DIRECTIONS: For each line of the data below that holds "React", copy the line.

COLLECTED MATERIAL:
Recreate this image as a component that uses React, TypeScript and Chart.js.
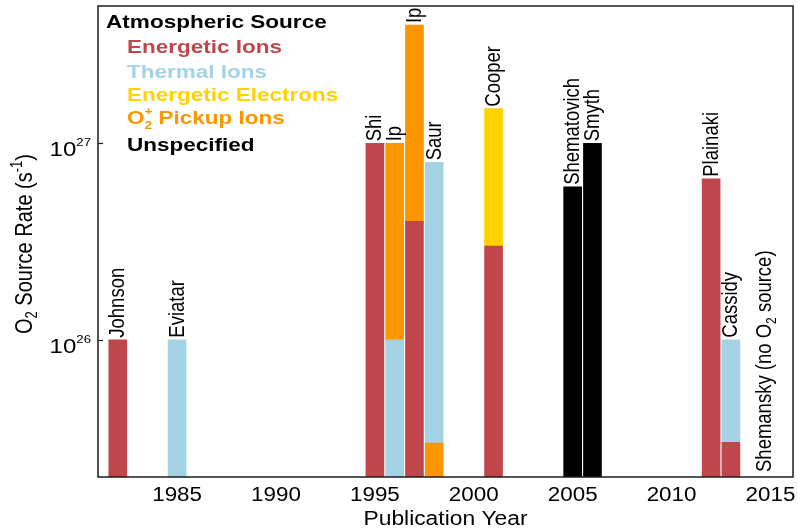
import React, { useEffect, useRef } from "react";
import { Chart, registerables } from "chart.js";

Chart.register(...registerables);

// ---------- data ----------
const years = [1982, 1985, 1995, 1996, 1997, 1998, 2001, 2005, 2006, 2012, 2013];
const authors = ["Johnson", "Eviatar", "Shi", "Ip", "Ip", "Saur", "Cooper", "Shematovich", "Smyth", "Plainaki", "Cassidy"];

// floating segments [low, high] in s^-1; BASE lies under the axis floor
const BASE = 1e25;
type Seg = [number, number] | null;
const energeticIons: Seg[] = [[BASE, 1e26], null, [BASE, 1e27], null, [BASE, 4e26], null, [BASE, 3e26], null, null, [BASE, 6.6e26], [BASE, 3e25]];
const thermalIons: Seg[] = [null, [BASE, 1e26], null, [BASE, 1e26], null, [3e25, 8e26], null, null, null, null, [3e25, 1e26]];
const energeticElectrons: Seg[] = [null, null, null, null, null, null, [3e26, 1.5e27], null, null, null, null];
const pickupIons: Seg[] = [null, null, null, [1e26, 1e27], [4e26, 4e27], [BASE, 3e25], null, null, null, null, null];
const unspecified: Seg[] = [null, null, null, null, null, null, null, [BASE, 6e26], [BASE, 1e27], null, null];

const noSourceYear = 2014.7;
const noSourceText = ["Shemansky (no O", "2", " source)"];

const xTickYears = [1985, 1990, 1995, 2000, 2005, 2010, 2015];
const yTickExponents = [26, 27];
const X_MIN = 1981.0;
const X_MAX = 2016.14;
const Y_MIN = 2e25;
const Y_MAX = 5e27;

const COLORS = {
  red: "#bf474b",
  blue: "#a5d3e6",
  yellow: "#ffd200",
  orange: "#fc9600",
  black: "#000000",
};

const series = [
  { name: "Energetic Ions", data: energeticIons, color: COLORS.red },
  { name: "Thermal Ions", data: thermalIons, color: COLORS.blue },
  { name: "Energetic Electrons", data: energeticElectrons, color: COLORS.yellow },
  { name: "O2+ Pickup Ions", data: pickupIons, color: COLORS.orange },
  { name: "Unspecified", data: unspecified, color: COLORS.black },
];

// ---------- text helpers ----------
type Piece = { t: string; size: number; bold?: boolean; dy?: number; adv?: boolean };
const FAMILY = '"Liberation Sans", Arial, Helvetica, sans-serif';
const fontOf = (size: number, bold?: boolean) => `${bold ? "bold " : ""}${size}px ${FAMILY}`;

function richWidth(ctx: CanvasRenderingContext2D, pieces: Piece[]) {
  let w = 0;
  for (const p of pieces) {
    ctx.font = fontOf(p.size, p.bold);
    if (p.adv !== false) w += ctx.measureText(p.t).width;
  }
  return w;
}

function drawRich(
  ctx: CanvasRenderingContext2D,
  pieces: Piece[],
  x: number,
  y: number,
  opts: { align?: "left" | "center" | "right"; rotate?: boolean; sx?: number; sy?: number; color?: string }
) {
  ctx.save();
  ctx.translate(x, y);
  if (opts.rotate) ctx.rotate(-Math.PI / 2);
  ctx.scale(opts.sx ?? 1, opts.sy ?? 1);
  const w = richWidth(ctx, pieces);
  let cx = opts.align === "center" ? -w / 2 : opts.align === "right" ? -w : 0;
  ctx.textAlign = "left";
  ctx.textBaseline = "alphabetic";
  ctx.fillStyle = opts.color ?? "#000";
  for (const p of pieces) {
    ctx.font = fontOf(p.size, p.bold);
    ctx.fillText(p.t, cx, p.dy ?? 0);
    if (p.adv !== false) cx += ctx.measureText(p.t).width;
  }
  ctx.restore();
}

const overlay = {
  id: "overlay",
  afterDraw(chart: any) {
    const ctx: CanvasRenderingContext2D = chart.ctx;
    const { left, right, top, bottom } = chart.chartArea;
    const xs = chart.scales.x;
    const ys = chart.scales.y;
    ctx.save();

    // frame
    ctx.strokeStyle = "#1c1c1c";
    ctx.lineWidth = 1.5;
    ctx.strokeRect(left, top, right - left, bottom - top);

    // y ticks and labels
    for (const e of yTickExponents) {
      const py = Math.round(ys.getPixelForValue(Math.pow(10, e))) + 0.5;
      ctx.beginPath();
      ctx.moveTo(left, py);
      ctx.lineTo(left + 5, py);
      ctx.lineWidth = 1.2;
      ctx.strokeStyle = "#1c1c1c";
      ctx.stroke();
      drawRich(
        ctx,
        [
          { t: "10", size: 20 },
          { t: String(e), size: 11, dy: -10 },
        ],
        91,
        py + 12,
        { align: "right", sx: 1.2 }
      );
    }

    // x tick labels
    for (const v of xTickYears) {
      const px = xs.getPixelForValue(v);
      drawRich(ctx, [{ t: String(v), size: 20 }], px, 501, { align: "center", sx: 1.12 });
    }

    // axis titles
    drawRich(ctx, [{ t: "Publication Year", size: 19.5 }], (left + right) / 2, 525, { align: "center", sx: 1.17 });
    drawRich(
      ctx,
      [
        { t: "O", size: 20 },
        { t: "2", size: 13, dy: 4 },
        { t: " Source Rate (s", size: 20 },
        { t: "-1", size: 13, dy: -8 },
        { t: ")", size: 20 },
      ],
      32,
      244,
      { align: "center", rotate: true, sy: 1.2 }
    );

    // legend
    drawRich(ctx, [{ t: "Atmospheric Source", size: 18.5, bold: true }], 106, 28, { sx: 1.22 });
    const legendY = [53, 78, 101, 124, 151];
    series.forEach((s, i) => {
      const pieces: Piece[] =
        s.name === "O2+ Pickup Ions"
          ? [
              { t: "O", size: 18, bold: true },
              { t: "+", size: 11, bold: true, dy: -9, adv: false },
              { t: "2", size: 11, bold: true, dy: 5 },
              { t: " Pickup Ions", size: 18, bold: true },
            ]
          : [{ t: s.name, size: 18, bold: true }];
      drawRich(ctx, pieces, 127, legendY[i], { sx: 1.25, color: s.color });
    });

    // bar labels
    years.forEach((yr, i) => {
      let topVal = 0;
      for (const s of series) {
        const seg = s.data[i];
        if (seg && seg[1] > topVal) topVal = seg[1];
      }
      const px = xs.getPixelForValue(yr) + 6.5;
      const py = ys.getPixelForValue(topVal) - 2;
      drawRich(ctx, [{ t: authors[i], size: 18.5 }], px, py, { rotate: true, sy: 1.15 });
    });
    drawRich(
      ctx,
      [
        { t: noSourceText[0], size: 18.5 },
        { t: noSourceText[1], size: 12, dy: 4 },
        { t: noSourceText[2], size: 18.5 },
      ],
      xs.getPixelForValue(noSourceYear) + 6.5,
      bottom - 5,
      { rotate: true, sy: 1.15 }
    );

    ctx.restore();
  },
};

export default function App() {
  const ref = useRef<HTMLCanvasElement | null>(null);

  useEffect(() => {
    document.body.style.margin = "0";
    const canvas = ref.current;
    if (!canvas) return;
    const datasets = series.map((s) => ({
      label: s.name,
      data: years
        .map((yr, i) => (s.data[i] ? { x: yr, y: s.data[i] as [number, number] } : null))
        .filter((d) => d !== null),
      backgroundColor: s.color,
      borderWidth: 0,
      barThickness: 18,
      grouped: false,
    }));

    const chart = new Chart(canvas, {
      type: "bar",
      data: { datasets: datasets as any },
      options: {
        animation: false,
        responsive: false,
        maintainAspectRatio: false,
        layout: { padding: { left: 0, right: 5, top: 6, bottom: 0 } },
        plugins: {
          legend: { display: false },
          tooltip: { enabled: false },
          title: { display: false },
        },
        scales: {
          x: {
            type: "linear",
            min: X_MIN,
            max: X_MAX,
            offset: false,
            grid: { display: false },
            border: { display: false },
            ticks: { display: false },
            afterFit: (scale: any) => {
              scale.height = 54;
            },
          },
          y: {
            type: "logarithmic",
            min: Y_MIN,
            max: Y_MAX,
            grid: { display: false },
            border: { display: false },
            ticks: { display: false },
            afterFit: (scale: any) => {
              scale.width = 98;
            },
          },
        },
      } as any,
      plugins: [overlay],
    });
    return () => chart.destroy();
  }, []);

  return (
    <div style={{ width: 798, height: 531 }}>
      <canvas ref={ref} width={798} height={531} style={{ display: "block", width: 798, height: 531 }} />
    </div>
  );
}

OUTPUT OF THE TASK:
Recreate this image as a component that uses React, TypeScript and Chart.js.
import React, { useEffect, useRef } from "react";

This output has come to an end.